Quick to cook and big on flavor, this combo brings together sweet, salty, and spicy in the best way — and might just become a go-to favorite in your meal rotation.

Recipe

12 oz. (340g) pork chops

0.7 oz. (20g) ginger, peeled & finely diced

2 cloves garlic, minced

5 tbsp. coconut aminos

3 tbsp. honey

½ tsp. sesame oil

2 tsp. rice vinegar

2 green onions (spring onions), thinly sliced

2 servings of Spicy Cucumber Salad (Recipe here)

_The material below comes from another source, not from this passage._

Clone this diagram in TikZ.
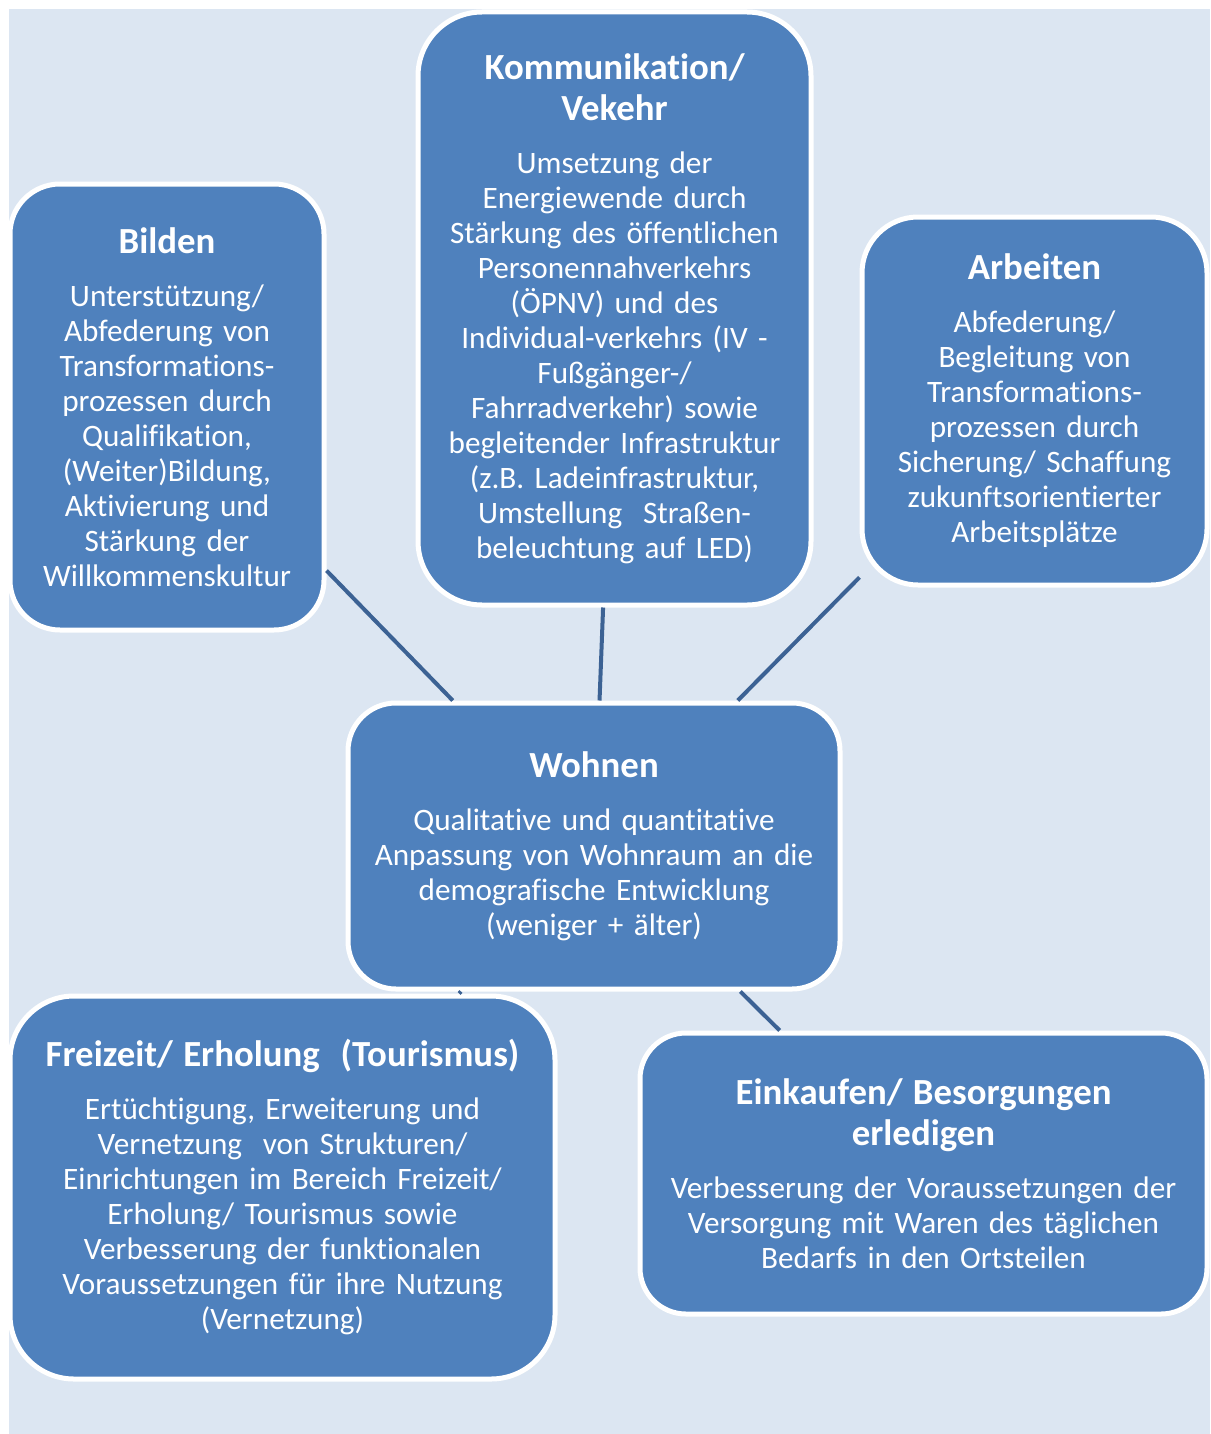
\documentclass[tikz,border=0pt]{standalone}
\usepackage{fontspec}
\setmainfont{Carlito}[Ligatures=NoCommon]
\definecolor{boxblue}{RGB}{79,129,189}
\definecolor{bgblue}{RGB}{220,230,242}
\definecolor{lineblue}{RGB}{60,98,148}
\newcommand{\boxtitle}[1]{{\fontsize{18.4}{20.5}\selectfont\bfseries #1\par}\vspace{9pt}}

\begin{document}
\begin{tikzpicture}[x=0.5pt,y=-0.5pt,box/.style={draw=white,line width=2.5pt,fill=boxblue,text=white,align=center,inner sep=0pt,font=\fontsize{15.6}{17.5}\selectfont},link/.style={draw=lineblue,line width=2pt}]
\useasboundingbox (0,0) rectangle (1210,1434);
\fill[bgblue] (9,9) rectangle (1210,1434);
\node[box,minimum width=157pt,minimum height=223pt,text width=153pt,rounded corners=25pt] (B) at (167,407) {\boxtitle{Bilden}Unterstützung/\\Abfederung von\\Transformations-\\prozessen durch\\Qualifikation,\\(Weiter)Bildung,\\Aktivierung und\\Stärkung der\\Willkommenskultur};
\node[box,minimum width=196.5pt,minimum height=296.5pt,text width=192pt,rounded corners=32pt] (K) at (614.5,308.5) {\boxtitle{Kommunikation/\\Vekehr}Umsetzung der\\Energiewende durch\\Stärkung des öffentlichen\\Personennahverkehrs\\(ÖPNV) und des\\Individual-verkehrs (IV -\\Fußgänger-/\\Fahrradverkehr) sowie\\begleitender Infrastruktur\\(z.B. Ladeinfrastruktur,\\Umstellung\ \ Straßen-\\beleuchtung auf LED)};
\node[box,minimum width=172.5pt,minimum height=184pt,text width=168pt,rounded corners=28pt] (A) at (1034.5,401) {\boxtitle{Arbeiten}Abfederung/\\Begleitung von\\Transformations-\\prozessen durch\\Sicherung/ Schaffung\\zukunftsorientierter\\Arbeitsplätze};
\node[box,minimum width=246pt,minimum height=143pt,text width=240pt,rounded corners=24pt] (W) at (594,846) {\boxtitle{Wohnen}Qualitative und quantitative\\Anpassung von Wohnraum an die\\demografische Entwicklung\\(weniger + älter)};
\node[box,minimum width=272.5pt,minimum height=191.5pt,text width=268pt,rounded corners=32pt] (F) at (282.5,1187.5) {\boxtitle{Freizeit/ Erholung\ \ (Tourismus)}Ertüchtigung, Erweiterung und\\Vernetzung\ \ von Strukturen/\\Einrichtungen im Bereich Freizeit/\\Erholung/ Tourismus sowie\\Verbesserung der funktionalen\\Voraussetzungen für ihre Nutzung\\(Vernetzung)};
\node[box,minimum width=283.5pt,minimum height=140.5pt,text width=278pt,rounded corners=23pt] (E) at (923.5,1173.5) {\boxtitle{Einkaufen/ Besorgungen\\erledigen}Verbesserung der Voraussetzungen der\\Versorgung mit Waren des täglichen\\Bedarfs in den Ortsteilen};
\draw[link] (B)--(W) (K)--(W) (A)--(W) (W)--(F) (W)--(E);
\end{tikzpicture}
\end{document}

Paleo Asian Inspired Recipe Pack

How to Prepare

In a small bowl, mix ginger, garlic, coconut aminos, honey, water, sesame oil, and rice vinegar. Set aside.

Heat 1 tbsp. olive oil in a skillet over medium-high heat. Pat the pork chops dry and season them with salt and black pepper.

Sear the pork chops for 3 minutes per side until browned. Remove them from the pan and reduce the heat to medium.

Pour in the glaze mixture and cook for 1 minute, stirring until slightly thickened.

Return pork chops to the pan and coat in the glaze. Remove from heat.

Garnish with sliced green onions and serve with Spicy Cucumber Salad.